In the last GST Council meeting held on August 27, the Centre gave the States two options.

  • FIRST OPTION :  They could borrow ₹97,000 crore (the shortfall in the GST revenue compensation) from the Reserve Bank of India (RBI) under a special window at a low rate of interest.
  • SECOND OPTION : Borrow ₹2.35-lakh crore (the total compensation shortfall) from the market with the RBI facilitating it.
  • REIMBURSEMENT : The burden of repayment would be borne by the future collections from the compensation cess.
  • DEBT REPAYMENT : It was proposed that this cess which was to end in June 2022 could be extended to facilitate the repayment of the debt.

Clearly, the States are left on their own .


  • ANNUAL BUDGET GROWTH : The Union Budget presented on February 1, 2020 assumed a nominal growth of 10%.
  • CONTRACTION : Economy is still at around 60% of last year’s level, very optimistically it is likely to contract for the year 2020-21 by at least 10%.
  • SHORTFALL : So, optimistically, budgetary calculations will be off by at least 20%.Revenue will fall by much more than 20%.
  • E-COMMERCE AND MSME : Some sectors such as fast-moving consumer goods, or FMCG, and e-commerce will do well.
  • CORPORATES : Companies in sectors such as airlines, hotels and consumer durables will show losses and, therefore, pay little tax.
  • URBAN DEVELOPMENT : Corporation tax collection will fall sharply — much more than 20% compared to the budget estimate.

Income tax collection will fall since a large number of workers have lost employment and/or have faced salary cuts.

  • TAX TO GDP RATIO : The direct tax/GDP per cent may be expected to fall from 5.5% last year to less than 4% this fiscal.
  • STATES DEFICIT : The States’ share of all taxes collected by the Centre is 42%, so they will lose ₹2-lakh crore.


  • SCANTY COLLECTION : GST collection will also be short by much more than 20%.
  • MANUFACTURING SECTOR : The production of luxury and sin goods has been severely impacted and they pay the high rate of tax — 18%, 28% and cess on top.
  • DECLINING IMPORTS : Due to a drastic fall in imports, the Integrated Goods and Services Tax (IGST) and customs duties will also decline.

The extra tax collected on petroleum products will help counter the decline to an extent.

  • INDIRECT TAX TO GDP : Consequently, the indirect tax/GDP ratio can be expected to fall from 10.5% to 8% resulting in a drop of ₹7 lakh crore.

      IASbhai Windup: 

  • ESTIMATED SHORTFALL : The States’ GST shortfall would be about ₹2.1-lakh crore. On top of this, they will lose 42% of the shortfall in the Centre’s collection — so another ₹88,000 crore.
  • TAX COLLECTION 2021 : If the economy declines by only 10%, the total tax collection will be down by about ₹12-lakh crore in 2020-21.

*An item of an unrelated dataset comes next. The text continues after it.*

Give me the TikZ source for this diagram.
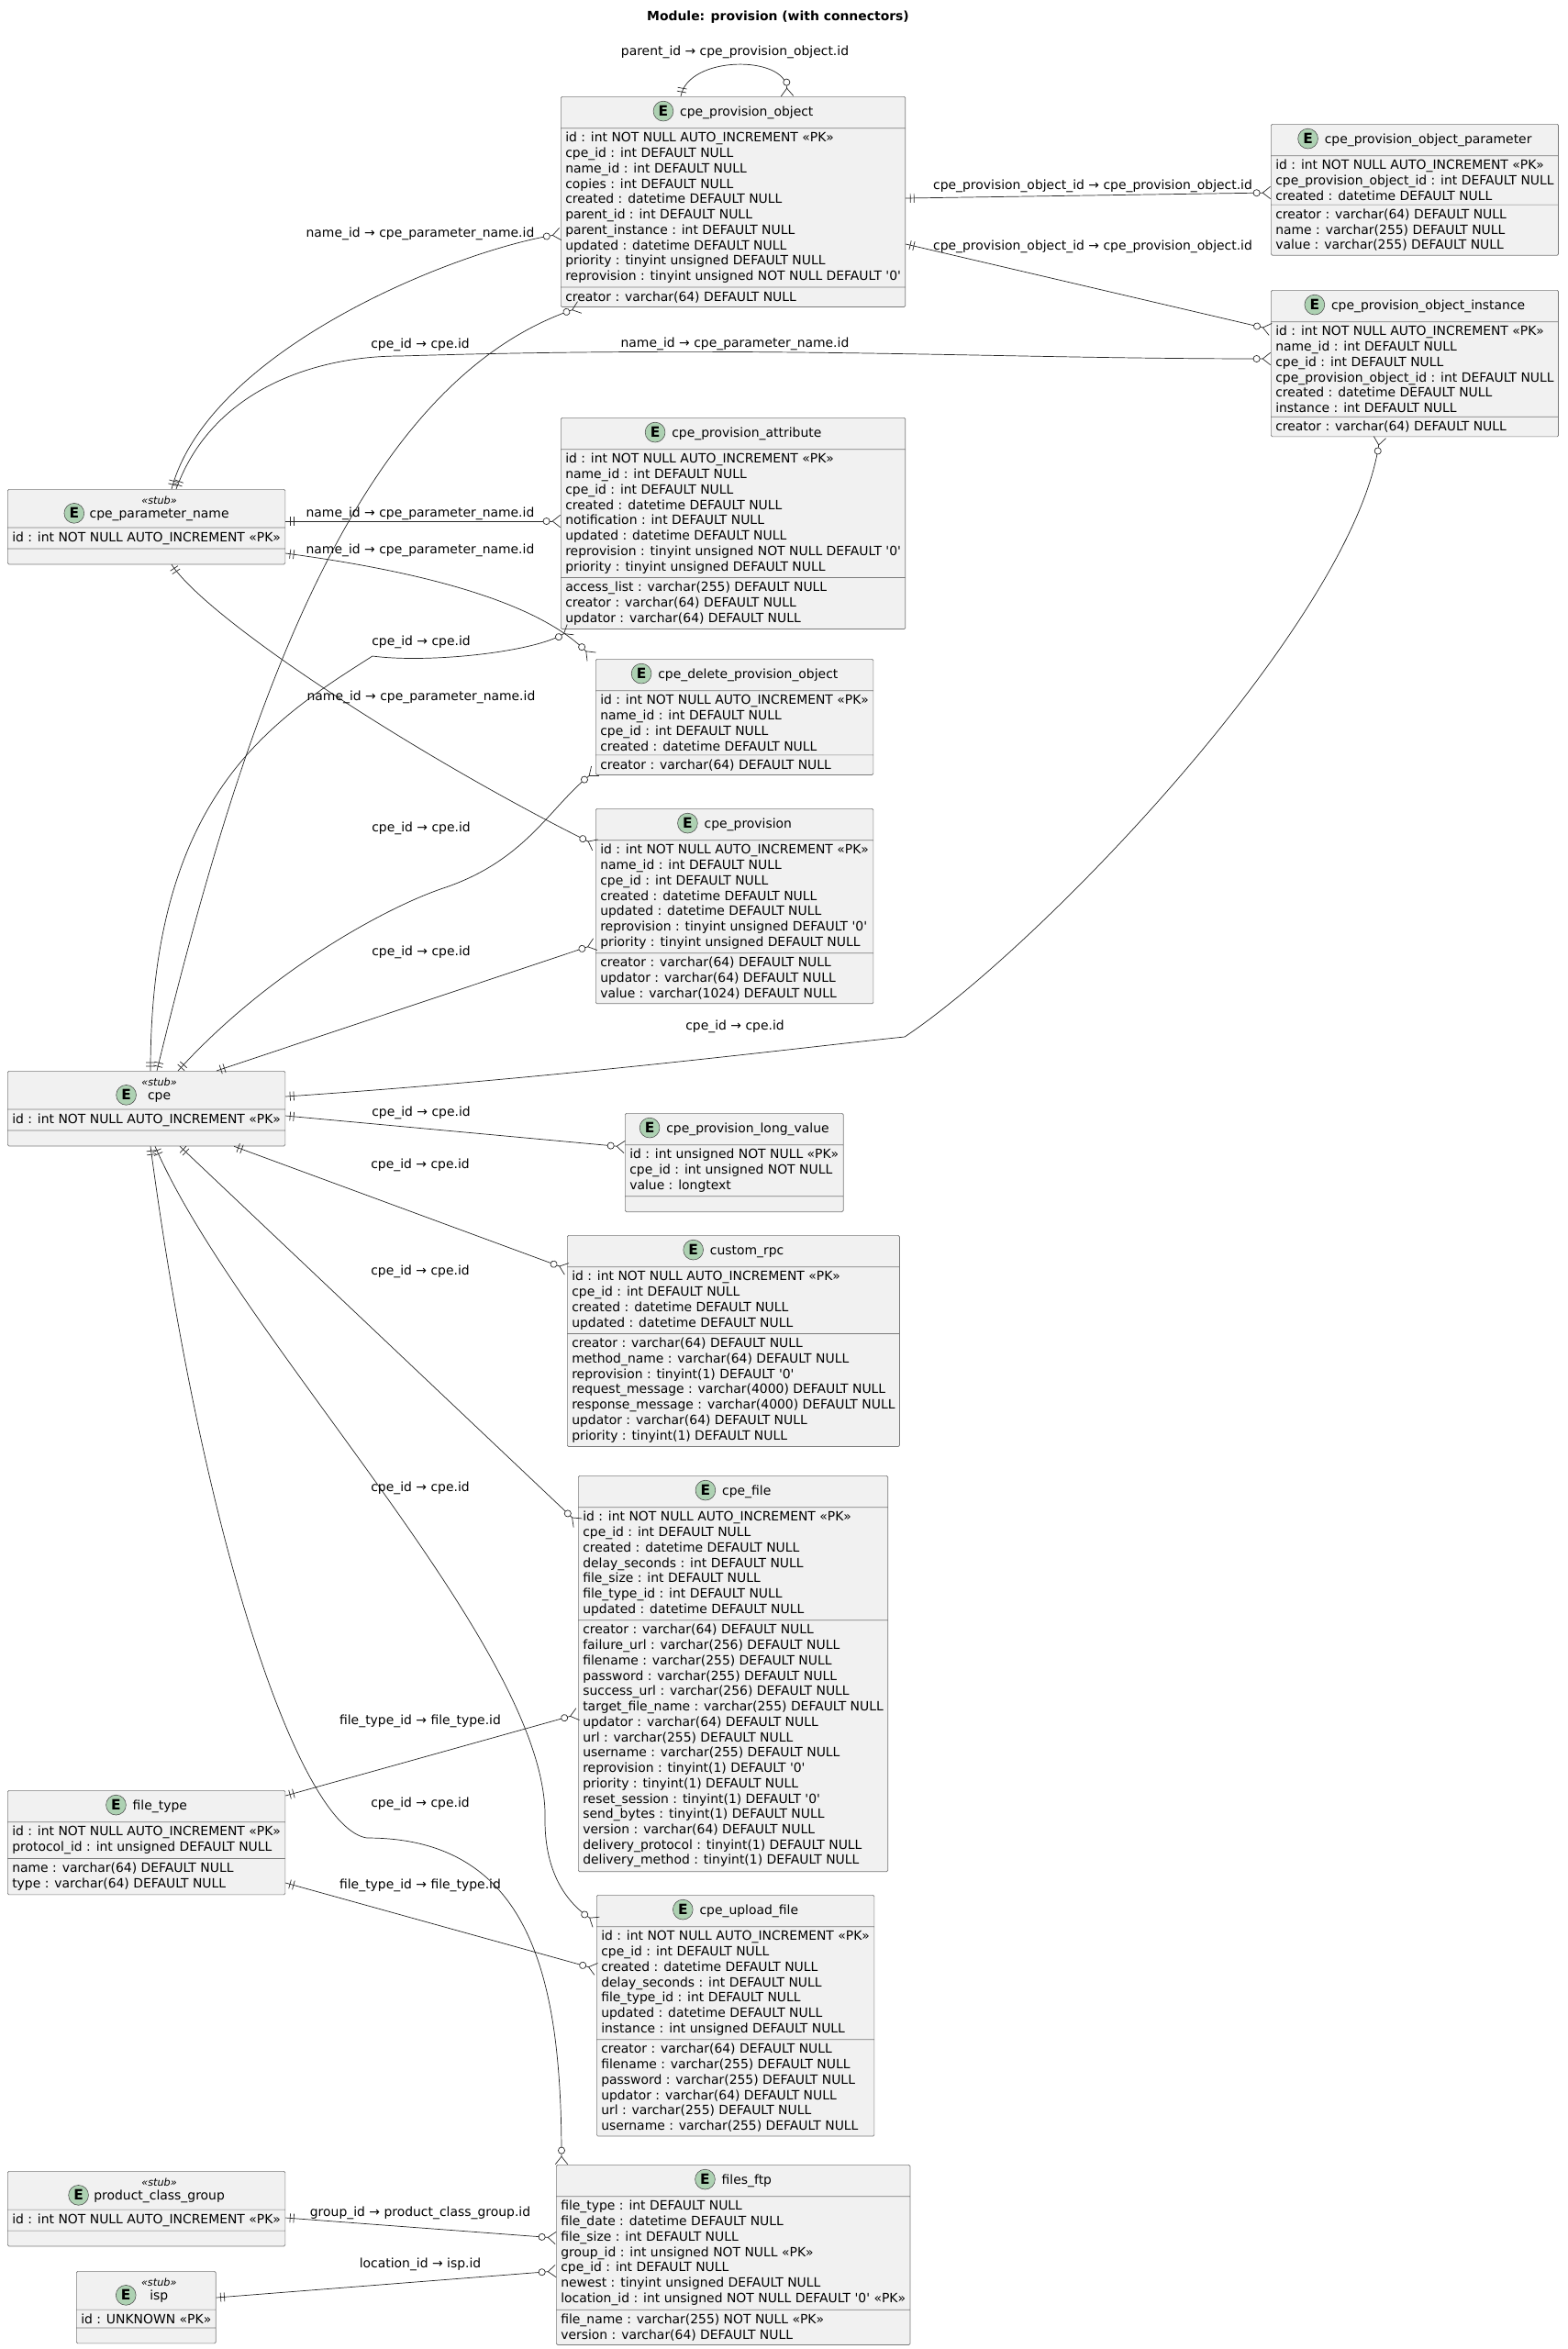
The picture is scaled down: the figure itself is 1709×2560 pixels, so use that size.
\documentclass[tikz,border=0pt]{standalone}
\usepackage{fontspec}
\setmainfont{DejaVu Sans}
\usepackage{xcolor}
\usetikzlibrary{calc}
\usetikzlibrary{arrows.meta}
\usetikzlibrary{shapes.multipart}
\usetikzlibrary{decorations.markings}
\definecolor{entfill}{HTML}{F1F1F1}
\definecolor{entline}{HTML}{7A7A7A}
\definecolor{ecolor}{HTML}{ADD1B2}
\newcommand{\sq}{\textquotesingle}
\begin{document}
\catcode`\_=12
\begin{tikzpicture}[x=0.025cm,y=-0.025cm,
    font=\fontsize{9.9}{11.9}\selectfont,
    ent/.style={rectangle split, rectangle split parts=3, draw=entline, fill=entfill,
        line width=0.5pt, rounded corners=1pt, align=left, anchor=north west,
        rectangle split part align={center,left,left}, inner xsep=3.5pt, inner ysep=3pt},
    ecirc/.style={circle, draw=black!70, fill=ecolor, minimum size=15.5pt, inner sep=0pt,
        font=\fontsize{11}{11}\selectfont\bfseries},
    lbl/.style={inner sep=1pt},
    rel/.style={draw=black!85, line width=0.5pt, postaction={decorate},
        -{Circle[open,fill=white,length=5.6pt,sep=1.5pt]Straight Barb[reversed,length=6pt,width=9.5pt]},
        decoration={markings,
        mark=at position 0 with {\draw[-] (5,-5)--(5,5) (9,-5)--(9,5);}}}]
        \newcommand{\ehead}[1]{\rule[-6pt]{0pt}{17pt}\tikz[baseline=(eh.base)]\node[ecirc] (eh) {E};\hspace{5pt}#1}
        \newcommand{\estub}[1]{\tikz[baseline=(es.base)]\node[ecirc] (es) {E};\hspace{4pt}%
            \begin{tabular}[b]{@{}c@{}}{\fontsize{8}{8}\selectfont\itshape «stub»}\\[-1pt]#1\end{tabular}}
        \useasboundingbox (0,0) rectangle (1709,2560);
        \node[font=\fontsize{9.9}{11}\selectfont\bfseries] (title) at (848,19) {Module: provision (with connectors)};
        % entities
        \node[ent] (po) at (611,105) {\ehead{cpe_provision_object}
            \nodepart{two}id : int NOT NULL AUTO_INCREMENT «PK»\\cpe_id : int DEFAULT NULL\\name_id : int DEFAULT NULL\\copies : int DEFAULT NULL\\created : datetime DEFAULT NULL\\parent_id : int DEFAULT NULL\\parent_instance : int DEFAULT NULL\\updated : datetime DEFAULT NULL\\priority : tinyint unsigned DEFAULT NULL\\reprovision : tinyint unsigned NOT NULL DEFAULT \sq0\sq
            \nodepart{three}creator : varchar(64) DEFAULT NULL};
        \node[ent] (pop) at (1385,135) {\ehead{cpe_provision_object_parameter}
            \nodepart{two}id : int NOT NULL AUTO_INCREMENT «PK»\\cpe_provision_object_id : int DEFAULT NULL\\created : datetime DEFAULT NULL
            \nodepart{three}creator : varchar(64) DEFAULT NULL\\name : varchar(255) DEFAULT NULL\\value : varchar(255) DEFAULT NULL};
        \node[ent] (poi) at (1385,316) {\ehead{cpe_provision_object_instance}
            \nodepart{two}id : int NOT NULL AUTO_INCREMENT «PK»\\name_id : int DEFAULT NULL\\cpe_id : int DEFAULT NULL\\cpe_provision_object_id : int DEFAULT NULL\\created : datetime DEFAULT NULL\\instance : int DEFAULT NULL
            \nodepart{three}creator : varchar(64) DEFAULT NULL};
        \node[ent] (pa) at (611,455) {\ehead{cpe_provision_attribute}
            \nodepart{two}id : int NOT NULL AUTO_INCREMENT «PK»\\name_id : int DEFAULT NULL\\cpe_id : int DEFAULT NULL\\created : datetime DEFAULT NULL\\notification : int DEFAULT NULL\\updated : datetime DEFAULT NULL\\reprovision : tinyint unsigned NOT NULL DEFAULT \sq0\sq\\priority : tinyint unsigned DEFAULT NULL
            \nodepart{three}access_list : varchar(255) DEFAULT NULL\\creator : varchar(64) DEFAULT NULL\\updator : varchar(64) DEFAULT NULL};
        \node[ent] (dpo) at (649,718) {\ehead{cpe_delete_provision_object}
            \nodepart{two}id : int NOT NULL AUTO_INCREMENT «PK»\\name_id : int DEFAULT NULL\\cpe_id : int DEFAULT NULL\\created : datetime DEFAULT NULL
            \nodepart{three}creator : varchar(64) DEFAULT NULL};
        \node[ent] (prov) at (649,881) {\ehead{cpe_provision}
            \nodepart{two}id : int NOT NULL AUTO_INCREMENT «PK»\\name_id : int DEFAULT NULL\\cpe_id : int DEFAULT NULL\\created : datetime DEFAULT NULL\\updated : datetime DEFAULT NULL\\reprovision : tinyint unsigned DEFAULT \sq0\sq\\priority : tinyint unsigned DEFAULT NULL
            \nodepart{three}creator : varchar(64) DEFAULT NULL\\updator : varchar(64) DEFAULT NULL\\value : varchar(1024) DEFAULT NULL};
        \node[ent] (plv) at (681,1213) {\ehead{cpe_provision_long_value}
            \nodepart{two}id : int unsigned NOT NULL «PK»\\cpe_id : int unsigned NOT NULL\\value : longtext
            \nodepart{three}};
        \node[ent] (rpc) at (618,1346) {\ehead{custom_rpc}
            \nodepart{two}id : int NOT NULL AUTO_INCREMENT «PK»\\cpe_id : int DEFAULT NULL\\created : datetime DEFAULT NULL\\updated : datetime DEFAULT NULL
            \nodepart{three}creator : varchar(64) DEFAULT NULL\\method_name : varchar(64) DEFAULT NULL\\reprovision : tinyint(1) DEFAULT \sq0\sq\\request_message : varchar(4000) DEFAULT NULL\\response_message : varchar(4000) DEFAULT NULL\\updator : varchar(64) DEFAULT NULL\\priority : tinyint(1) DEFAULT NULL};
        \node[ent] (cf) at (630,1608) {\ehead{cpe_file}
            \nodepart{two}id : int NOT NULL AUTO_INCREMENT «PK»\\cpe_id : int DEFAULT NULL\\created : datetime DEFAULT NULL\\delay_seconds : int DEFAULT NULL\\file_size : int DEFAULT NULL\\file_type_id : int DEFAULT NULL\\updated : datetime DEFAULT NULL
            \nodepart{three}creator : varchar(64) DEFAULT NULL\\failure_url : varchar(256) DEFAULT NULL\\filename : varchar(255) DEFAULT NULL\\password : varchar(255) DEFAULT NULL\\success_url : varchar(256) DEFAULT NULL\\target_file_name : varchar(255) DEFAULT NULL\\updator : varchar(64) DEFAULT NULL\\url : varchar(255) DEFAULT NULL\\username : varchar(255) DEFAULT NULL\\reprovision : tinyint(1) DEFAULT \sq0\sq\\priority : tinyint(1) DEFAULT NULL\\reset_session : tinyint(1) DEFAULT \sq0\sq\\send_bytes : tinyint(1) DEFAULT NULL\\version : varchar(64) DEFAULT NULL\\delivery_protocol : tinyint(1) DEFAULT NULL\\delivery_method : tinyint(1) DEFAULT NULL};
        \node[ent] (uf) at (650,2065) {\ehead{cpe_upload_file}
            \nodepart{two}id : int NOT NULL AUTO_INCREMENT «PK»\\cpe_id : int DEFAULT NULL\\created : datetime DEFAULT NULL\\delay_seconds : int DEFAULT NULL\\file_type_id : int DEFAULT NULL\\updated : datetime DEFAULT NULL\\instance : int unsigned DEFAULT NULL
            \nodepart{three}creator : varchar(64) DEFAULT NULL\\filename : varchar(255) DEFAULT NULL\\password : varchar(255) DEFAULT NULL\\updator : varchar(64) DEFAULT NULL\\url : varchar(255) DEFAULT NULL\\username : varchar(255) DEFAULT NULL};
        \node[ent] (ftp) at (606,2359) {\ehead{files_ftp}
            \nodepart{two}file_type : int DEFAULT NULL\\file_date : datetime DEFAULT NULL\\file_size : int DEFAULT NULL\\group_id : int unsigned NOT NULL «PK»\\cpe_id : int DEFAULT NULL\\newest : tinyint unsigned DEFAULT NULL\\location_id : int unsigned NOT NULL DEFAULT \sq0\sq{} «PK»
            \nodepart{three}file_name : varchar(255) NOT NULL «PK»\\version : varchar(64) DEFAULT NULL};
        \node[ent] (pn) at (8,533) {\estub{cpe_parameter_name}
            \nodepart{two}id : int NOT NULL AUTO_INCREMENT «PK»
            \nodepart{three}};
        \node[ent] (cpe) at (8,1167) {\estub{cpe}
            \nodepart{two}id : int NOT NULL AUTO_INCREMENT «PK»
            \nodepart{three}};
        \node[ent] (ft) at (8,1951) {\ehead{file_type}
            \nodepart{two}id : int NOT NULL AUTO_INCREMENT «PK»\\protocol_id : int unsigned DEFAULT NULL
            \nodepart{three}name : varchar(64) DEFAULT NULL\\type : varchar(64) DEFAULT NULL};
        \node[ent] (pcg) at (8,2366) {\estub{product_class_group}
            \nodepart{two}id : int NOT NULL AUTO_INCREMENT «PK»
            \nodepart{three}};
        \node[ent] (isp) at (83,2475) {\estub{isp}
            \nodepart{two}id : UNKNOWN «PK»
            \nodepart{three}};
        % bend points
        \coordinate (c5) at (436,388);
        \coordinate (c10) at (406,715);
        \coordinate (c11) at (483,968);
        \coordinate (c13) at (986,1130);
        \coordinate (c17) at (594,1984);
        \coordinate (c18) at (400,2003);
        % relations
        \draw[rel] ($(po.north west)+(131,0)$) .. controls +(8,-45) and +(-2,-45) .. ($(po.north west)+(247,0)$);
        \draw[rel] ($(po.north east)+(0,111)$) -- ($(pop.north west)+(0,75)$);
        \draw[rel] ($(po.north east)+(0,161)$) -- ($(poi.north west)+(0,43)$);
        \draw[rel] ($(pn.north west)+(179,0)$) .. controls +(40,-150) and +(-120,20) .. ($(po.north west)+(0,150)$);
        \draw[rel] ($(pn.north west)+(184,0)$) .. controls +(40,-110) and +(-90,0) .. (c5)
            .. controls +(400,-12) and +(-300,0) .. ($(poi.north west)+(0,75)$);
        \draw[rel] ($(cpe.north west)+(163,0)$) .. controls +(89,-367) and +(-252,87) .. ($(po.south west)+(21,0)$);
        \draw[rel] ($(pn.north east)+(0,35)$) -- ($(pa.north west)+(0,113)$);
        \draw[rel] ($(pn.north east)+(0,70)$) .. controls +(150,20) and +(-60,-60) .. ($(dpo.north west)+(-4,-2)$);
        \draw[rel] ($(pn.south west)+(179,0)$) .. controls +(40,60) and +(-200,-100) .. ($(prov.north west)+(0,40)$);
        \draw[rel] ($(cpe.north west)+(156,0)$) .. controls +(0,-300) and +(-110,70) .. (c10)
            .. controls +(60,8) and +(-40,25) .. ($(pa.south west)+(11,0)$);
        \draw[rel] ($(cpe.north west)+(186,0)$) .. controls +(100,-110) and +(-60,20) .. (c11)
            .. controls +(90,-30) and +(-50,40) .. ($(dpo.north west)+(0,122)$);
        \draw[rel] ($(cpe.north west)+(228,0)$) -- ($(prov.north west)+(0,148)$);
        \draw[rel] ($(cpe.north east)+(0,28)$) .. controls +(300,-20) and +(-100,10) .. (c13)
            .. controls +(150,-100) and +(-30,200) .. ($(poi.south west)+(119,0)$);
        \draw[rel] ($(cpe.north east)+(0,49)$) -- ($(plv.north west)+(0,37)$);
        \draw[rel] ($(cpe.south west)+(247,0)$) -- ($(rpc.north west)+(0,37)$);
        \draw[rel] ($(cpe.south west)+(188,0)$) -- ($(cf.north west)+(0,52)$);
        \draw[rel] ($(cpe.south west)+(161,0)$) .. controls +(91,211) and +(6,-184) .. (c17)
            .. controls +(0,60) and +(-30,-20) .. ($(uf.north west)+(0,30)$);
        \draw[rel] ($(cpe.south west)+(156,0)$) .. controls +(60,450) and +(-70,-10) .. (c18)
            .. controls +(180,0) and +(0,-200) .. ($(ftp.north west)+(6,0)$);
        \draw[rel] ($(ft.north east)+(0,6)$) -- ($(cf.north west)+(0,260)$);
        \draw[rel] ($(ft.north east)+(0,101)$) -- ($(uf.north west)+(0,81)$);
        \draw[rel] ($(pcg.north east)+(0,51)$) -- ($(ftp.north west)+(0,80)$);
        \draw[rel] ($(isp.north east)+(0,29)$) -- ($(ftp.north west)+(0,116)$);
        % labels
        \node[lbl] (l1) at (801,57) {parent_id → cpe_provision_object.id};
        \node[lbl] (l2) at (1191,203) {cpe_provision_object_id → cpe_provision_object.id};
        \node[lbl] (l3) at (1191,269) {cpe_provision_object_id → cpe_provision_object.id};
        \node[lbl] (l4) at (458,255) {name_id → cpe_parameter_name.id};
        \node[lbl] (l5) at (801,375) {name_id → cpe_parameter_name.id};
        \node[lbl] (l6) at (458,376) {cpe_id → cpe.id};
        \node[lbl] (l7) at (458,560) {name_id → cpe_parameter_name.id};
        \node[lbl] (l8) at (458,600) {name_id → cpe_parameter_name.id};
        \node[lbl] (l9) at (459,760) {name_id → cpe_parameter_name.id};
        \node[lbl] (l10) at (459,700) {cpe_id → cpe.id};
        \node[lbl] (l11) at (459,903) {cpe_id → cpe.id};
        \node[lbl] (l12) at (459,1038) {cpe_id → cpe.id};
        \node[lbl] (l13) at (801,1119) {cpe_id → cpe.id};
        \node[lbl] (l14) at (459,1213) {cpe_id → cpe.id};
        \node[lbl] (l15) at (458,1270) {cpe_id → cpe.id};
        \node[lbl] (l16) at (458,1386) {cpe_id → cpe.id};
        \node[lbl] (l17) at (458,1622) {cpe_id → cpe.id};
        \node[lbl] (l18) at (458,1966) {cpe_id → cpe.id};
        \node[lbl] (l19) at (458,1876) {file_type_id → file_type.id};
        \node[lbl] (l20) at (458,2055) {file_type_id → file_type.id};
        \node[lbl] (l21) at (458,2412) {group_id → product_class_group.id};
        \node[lbl] (l22) at (458,2468) {location_id → isp.id};
    \end{tikzpicture}
\end{document}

It is predicted that the economy will be down by much more than 10% used in the calculations above, the revenue shortfall is likely to be far greater.

  • MASSIVE BORROWING : This points to the dire position of the Centre (and the States) and the inevitability of a large borrowing programme.

Only the Centre is in a position to do such massive borrowing.